The module is set in Mystara, where the adventurers hear rumors in the village of Nareeb about the mysterious "Spindle of Heaven" found at the top of a mountain; it will apparently provide a clue to the secret of immortality. They must travel across a desert, encountering many monsters, to reach the mountain's inner sanctum and face the Master of the Spindle.

At the end of the adventure, the DM can continue the players' quest for immortality by designing further adventures.
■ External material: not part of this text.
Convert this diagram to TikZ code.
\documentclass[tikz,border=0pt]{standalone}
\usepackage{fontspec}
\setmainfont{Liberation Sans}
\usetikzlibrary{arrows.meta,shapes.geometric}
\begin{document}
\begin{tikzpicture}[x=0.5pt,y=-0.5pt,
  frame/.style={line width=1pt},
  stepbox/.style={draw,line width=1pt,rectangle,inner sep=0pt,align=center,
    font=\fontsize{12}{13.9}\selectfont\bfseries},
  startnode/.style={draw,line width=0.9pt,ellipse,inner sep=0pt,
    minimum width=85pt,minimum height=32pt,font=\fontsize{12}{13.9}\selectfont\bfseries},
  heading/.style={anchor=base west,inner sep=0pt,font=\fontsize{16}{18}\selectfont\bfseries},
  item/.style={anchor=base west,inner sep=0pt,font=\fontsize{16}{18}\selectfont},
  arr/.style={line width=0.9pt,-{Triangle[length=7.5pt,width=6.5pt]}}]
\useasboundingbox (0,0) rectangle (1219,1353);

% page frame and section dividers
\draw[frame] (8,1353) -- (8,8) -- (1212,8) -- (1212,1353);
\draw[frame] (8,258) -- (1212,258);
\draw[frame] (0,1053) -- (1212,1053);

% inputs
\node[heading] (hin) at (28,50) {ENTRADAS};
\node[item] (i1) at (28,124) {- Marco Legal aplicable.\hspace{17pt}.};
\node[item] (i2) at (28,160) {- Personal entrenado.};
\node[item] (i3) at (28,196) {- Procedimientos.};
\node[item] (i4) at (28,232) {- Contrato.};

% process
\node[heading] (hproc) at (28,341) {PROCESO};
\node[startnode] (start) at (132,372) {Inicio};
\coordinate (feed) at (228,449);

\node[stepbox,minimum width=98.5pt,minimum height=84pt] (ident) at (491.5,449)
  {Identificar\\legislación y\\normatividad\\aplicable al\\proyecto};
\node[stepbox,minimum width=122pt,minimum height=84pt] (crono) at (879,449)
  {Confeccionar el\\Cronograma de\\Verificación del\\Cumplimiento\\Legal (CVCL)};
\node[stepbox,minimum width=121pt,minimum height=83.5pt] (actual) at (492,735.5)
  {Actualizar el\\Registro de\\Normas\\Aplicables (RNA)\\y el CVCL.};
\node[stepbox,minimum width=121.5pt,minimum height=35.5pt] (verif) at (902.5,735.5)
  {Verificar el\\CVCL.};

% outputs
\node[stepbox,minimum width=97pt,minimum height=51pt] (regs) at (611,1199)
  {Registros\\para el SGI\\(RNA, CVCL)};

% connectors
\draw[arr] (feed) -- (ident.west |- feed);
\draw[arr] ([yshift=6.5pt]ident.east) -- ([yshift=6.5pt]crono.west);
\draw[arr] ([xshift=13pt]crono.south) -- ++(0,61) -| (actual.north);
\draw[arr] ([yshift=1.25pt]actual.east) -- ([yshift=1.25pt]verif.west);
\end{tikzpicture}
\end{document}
====Enemies encountered in the adventure====
- Airdrake
- Black Pudding
- Djinni, Lesser
- Druj
- Elemental, Air
- Giant, Cloud
- Gray ooze
- Hobgoblin
- Invisible stalker
- Manscorpion
- Rust monster
- Scorpion, Gargantuan
- Sphinx
- Vampire

==Publication history==
After publishing D&D in 1974, TSR split the game into two branches in 1977: Basic D&D and Advanced Dungeons & Dragons. Basic D&D was for character levels 1-3; this was followed by the Expert Set in 1981 that supported levels 4–14, and in 1983, the Companion Rules (levels 15–25) and the Master Rules (levels 26–36). To support the B.E.C.M. set of rules, TSR released a series of "Accessory Modules". The seventh publication in this series was AC7 Master Player Screen released in 1985.

==Reception==
In Issue 37 of Abyss, Dave Nalle found the screen "has the information you need to run D&D at this level" but noted "Because of the way it is folded so that it can have a cover and a blurb, the spell lists are on the DM side, when they really should be on the player side with the experience tables." Nalle thought the included adventure was "dominated by combat, a miniature version of the standard TSR formula." Nalle also questioned if the adventure would trouble a party of high-level characters, commenting "from the characters I've seen at this level this scenario would be a breeze ... a normal-sized party of 4–6 characters would never even have to breathe hard." Nalle concluded on an ambivalent note, writing, "I can neither reject or recommend this aid. For those that use DM screens, it will work. For those that do not, it is of no interest."